▶ Set task: Output, please, exactly those lines of the listing that come before the line with "const yTicks = [0, 1, 2, 3, 4, 5];", along with that line itself.

▶ Provided data:
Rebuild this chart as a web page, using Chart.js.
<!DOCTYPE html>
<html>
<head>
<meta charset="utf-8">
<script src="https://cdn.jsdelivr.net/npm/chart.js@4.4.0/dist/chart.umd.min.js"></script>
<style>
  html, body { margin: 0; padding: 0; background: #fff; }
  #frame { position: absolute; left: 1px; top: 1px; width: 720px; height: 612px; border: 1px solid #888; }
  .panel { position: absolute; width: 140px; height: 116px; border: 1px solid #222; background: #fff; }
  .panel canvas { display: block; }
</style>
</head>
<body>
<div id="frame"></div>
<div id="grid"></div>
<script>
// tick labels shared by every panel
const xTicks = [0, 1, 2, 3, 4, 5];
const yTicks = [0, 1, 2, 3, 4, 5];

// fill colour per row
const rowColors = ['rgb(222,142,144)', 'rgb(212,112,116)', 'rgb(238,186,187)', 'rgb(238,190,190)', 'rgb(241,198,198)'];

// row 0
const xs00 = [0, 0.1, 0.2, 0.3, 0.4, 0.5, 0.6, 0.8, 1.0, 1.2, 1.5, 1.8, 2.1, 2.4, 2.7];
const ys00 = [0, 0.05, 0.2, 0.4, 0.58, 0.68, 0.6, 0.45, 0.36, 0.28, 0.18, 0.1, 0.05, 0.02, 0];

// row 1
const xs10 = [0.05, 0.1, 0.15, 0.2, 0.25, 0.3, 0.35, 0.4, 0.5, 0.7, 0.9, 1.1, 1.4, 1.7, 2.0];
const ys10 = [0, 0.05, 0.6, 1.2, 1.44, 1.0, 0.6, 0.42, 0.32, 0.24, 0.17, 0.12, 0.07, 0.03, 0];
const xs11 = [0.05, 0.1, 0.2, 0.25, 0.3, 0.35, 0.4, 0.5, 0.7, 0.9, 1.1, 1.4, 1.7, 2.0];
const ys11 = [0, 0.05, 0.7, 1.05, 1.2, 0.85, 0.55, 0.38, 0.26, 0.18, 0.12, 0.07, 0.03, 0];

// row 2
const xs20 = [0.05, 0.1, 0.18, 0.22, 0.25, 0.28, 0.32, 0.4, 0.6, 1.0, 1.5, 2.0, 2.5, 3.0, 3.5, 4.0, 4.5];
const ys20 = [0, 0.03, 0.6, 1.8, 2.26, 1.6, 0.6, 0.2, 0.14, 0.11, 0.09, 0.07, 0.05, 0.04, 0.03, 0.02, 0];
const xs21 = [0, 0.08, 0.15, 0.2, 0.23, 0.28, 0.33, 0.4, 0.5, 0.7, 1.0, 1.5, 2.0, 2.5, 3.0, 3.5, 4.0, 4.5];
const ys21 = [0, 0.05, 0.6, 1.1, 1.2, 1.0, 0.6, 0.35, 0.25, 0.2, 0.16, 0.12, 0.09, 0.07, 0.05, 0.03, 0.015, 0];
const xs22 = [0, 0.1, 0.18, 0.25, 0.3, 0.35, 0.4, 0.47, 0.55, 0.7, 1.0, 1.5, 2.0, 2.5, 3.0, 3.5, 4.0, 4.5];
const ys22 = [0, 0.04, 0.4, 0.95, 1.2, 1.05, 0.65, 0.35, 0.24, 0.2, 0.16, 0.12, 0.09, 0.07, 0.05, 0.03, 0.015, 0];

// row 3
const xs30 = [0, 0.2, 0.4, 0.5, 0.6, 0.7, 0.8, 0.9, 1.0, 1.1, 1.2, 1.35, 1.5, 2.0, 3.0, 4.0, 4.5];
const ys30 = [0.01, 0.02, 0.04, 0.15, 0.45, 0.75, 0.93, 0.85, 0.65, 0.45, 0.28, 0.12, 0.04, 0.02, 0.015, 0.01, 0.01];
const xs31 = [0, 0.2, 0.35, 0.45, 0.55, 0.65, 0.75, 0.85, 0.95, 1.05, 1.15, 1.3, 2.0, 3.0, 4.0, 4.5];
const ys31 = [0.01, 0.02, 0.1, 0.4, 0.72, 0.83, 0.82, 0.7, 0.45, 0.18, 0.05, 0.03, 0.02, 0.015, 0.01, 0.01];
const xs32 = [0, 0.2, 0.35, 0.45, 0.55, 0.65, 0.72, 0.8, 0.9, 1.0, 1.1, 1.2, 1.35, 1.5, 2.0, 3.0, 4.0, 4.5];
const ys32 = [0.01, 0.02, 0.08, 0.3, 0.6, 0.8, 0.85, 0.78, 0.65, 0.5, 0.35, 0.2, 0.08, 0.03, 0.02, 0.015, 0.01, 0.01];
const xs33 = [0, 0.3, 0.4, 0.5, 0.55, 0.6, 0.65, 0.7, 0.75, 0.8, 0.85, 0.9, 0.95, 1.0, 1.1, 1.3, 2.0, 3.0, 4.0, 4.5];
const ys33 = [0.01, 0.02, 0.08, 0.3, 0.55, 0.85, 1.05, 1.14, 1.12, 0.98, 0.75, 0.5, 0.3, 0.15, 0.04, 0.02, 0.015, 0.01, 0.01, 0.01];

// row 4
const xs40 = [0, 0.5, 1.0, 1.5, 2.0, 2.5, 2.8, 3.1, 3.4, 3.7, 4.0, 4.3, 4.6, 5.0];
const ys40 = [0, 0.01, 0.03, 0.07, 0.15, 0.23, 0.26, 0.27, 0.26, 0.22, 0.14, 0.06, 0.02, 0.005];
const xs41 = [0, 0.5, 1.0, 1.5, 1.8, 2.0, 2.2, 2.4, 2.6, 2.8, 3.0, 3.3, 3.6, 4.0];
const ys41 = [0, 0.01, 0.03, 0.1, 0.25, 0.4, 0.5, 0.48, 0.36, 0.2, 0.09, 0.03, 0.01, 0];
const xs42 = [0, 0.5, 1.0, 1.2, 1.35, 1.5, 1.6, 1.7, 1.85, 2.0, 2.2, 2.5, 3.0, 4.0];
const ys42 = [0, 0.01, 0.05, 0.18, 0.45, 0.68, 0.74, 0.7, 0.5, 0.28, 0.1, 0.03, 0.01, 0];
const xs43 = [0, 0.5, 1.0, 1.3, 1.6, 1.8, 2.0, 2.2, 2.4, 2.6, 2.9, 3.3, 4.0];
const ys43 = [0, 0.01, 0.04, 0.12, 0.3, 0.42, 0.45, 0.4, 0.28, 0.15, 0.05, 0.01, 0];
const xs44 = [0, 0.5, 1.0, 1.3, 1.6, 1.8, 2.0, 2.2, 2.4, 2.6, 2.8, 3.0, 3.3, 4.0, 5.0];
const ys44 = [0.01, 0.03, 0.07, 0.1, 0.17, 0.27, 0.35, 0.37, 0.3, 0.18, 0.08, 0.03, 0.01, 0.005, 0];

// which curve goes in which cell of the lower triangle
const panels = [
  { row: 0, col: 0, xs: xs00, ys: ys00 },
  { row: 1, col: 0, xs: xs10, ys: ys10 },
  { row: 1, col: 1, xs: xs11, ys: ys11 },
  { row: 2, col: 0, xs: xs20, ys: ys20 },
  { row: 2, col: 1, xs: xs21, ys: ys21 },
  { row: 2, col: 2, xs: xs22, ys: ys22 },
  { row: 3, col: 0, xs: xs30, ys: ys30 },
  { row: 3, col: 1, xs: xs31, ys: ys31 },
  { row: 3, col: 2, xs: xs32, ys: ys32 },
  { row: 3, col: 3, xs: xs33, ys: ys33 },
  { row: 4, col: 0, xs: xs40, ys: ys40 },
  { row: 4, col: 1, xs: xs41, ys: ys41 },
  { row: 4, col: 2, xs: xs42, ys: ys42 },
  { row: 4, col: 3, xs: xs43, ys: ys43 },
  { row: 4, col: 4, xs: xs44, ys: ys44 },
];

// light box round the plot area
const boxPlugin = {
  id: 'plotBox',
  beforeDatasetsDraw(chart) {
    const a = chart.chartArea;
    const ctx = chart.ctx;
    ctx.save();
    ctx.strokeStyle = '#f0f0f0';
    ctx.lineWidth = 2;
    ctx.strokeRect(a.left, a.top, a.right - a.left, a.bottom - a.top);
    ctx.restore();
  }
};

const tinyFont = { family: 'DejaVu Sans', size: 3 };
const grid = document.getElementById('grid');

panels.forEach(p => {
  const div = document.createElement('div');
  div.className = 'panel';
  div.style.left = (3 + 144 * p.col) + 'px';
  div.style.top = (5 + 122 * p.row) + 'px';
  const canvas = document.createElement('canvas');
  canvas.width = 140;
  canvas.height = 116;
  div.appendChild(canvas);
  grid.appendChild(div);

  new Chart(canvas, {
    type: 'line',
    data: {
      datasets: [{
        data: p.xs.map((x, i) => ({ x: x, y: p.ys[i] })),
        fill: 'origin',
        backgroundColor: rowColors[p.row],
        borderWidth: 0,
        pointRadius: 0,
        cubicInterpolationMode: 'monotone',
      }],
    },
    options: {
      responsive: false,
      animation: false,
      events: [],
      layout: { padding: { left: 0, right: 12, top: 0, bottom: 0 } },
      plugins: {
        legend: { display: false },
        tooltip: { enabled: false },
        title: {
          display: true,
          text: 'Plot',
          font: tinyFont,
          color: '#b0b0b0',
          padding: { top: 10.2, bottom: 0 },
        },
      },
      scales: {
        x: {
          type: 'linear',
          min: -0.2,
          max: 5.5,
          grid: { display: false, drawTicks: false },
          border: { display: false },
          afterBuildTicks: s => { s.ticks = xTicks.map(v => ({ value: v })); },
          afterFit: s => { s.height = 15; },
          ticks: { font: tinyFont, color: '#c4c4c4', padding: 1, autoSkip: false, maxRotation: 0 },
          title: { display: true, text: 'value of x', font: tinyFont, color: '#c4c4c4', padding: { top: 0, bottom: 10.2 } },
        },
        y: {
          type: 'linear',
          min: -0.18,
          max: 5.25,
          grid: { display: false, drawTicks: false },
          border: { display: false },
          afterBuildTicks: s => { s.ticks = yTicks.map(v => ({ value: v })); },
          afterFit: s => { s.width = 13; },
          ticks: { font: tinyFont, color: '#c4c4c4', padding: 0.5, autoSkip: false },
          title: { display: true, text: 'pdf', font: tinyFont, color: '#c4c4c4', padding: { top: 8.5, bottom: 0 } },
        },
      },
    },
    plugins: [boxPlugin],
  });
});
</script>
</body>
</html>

▶ Written solution:
Rebuild this chart as a web page, using Chart.js.
<!DOCTYPE html>
<html>
<head>
<meta charset="utf-8">
<script src="https://cdn.jsdelivr.net/npm/chart.js@4.4.0/dist/chart.umd.min.js"></script>
<style>
  html, body { margin: 0; padding: 0; background: #fff; }
  #frame { position: absolute; left: 1px; top: 1px; width: 720px; height: 612px; border: 1px solid #888; }
  .panel { position: absolute; width: 140px; height: 116px; border: 1px solid #222; background: #fff; }
  .panel canvas { display: block; }
</style>
</head>
<body>
<div id="frame"></div>
<div id="grid"></div>
<script>
// tick labels shared by every panel
const xTicks = [0, 1, 2, 3, 4, 5];
const yTicks = [0, 1, 2, 3, 4, 5];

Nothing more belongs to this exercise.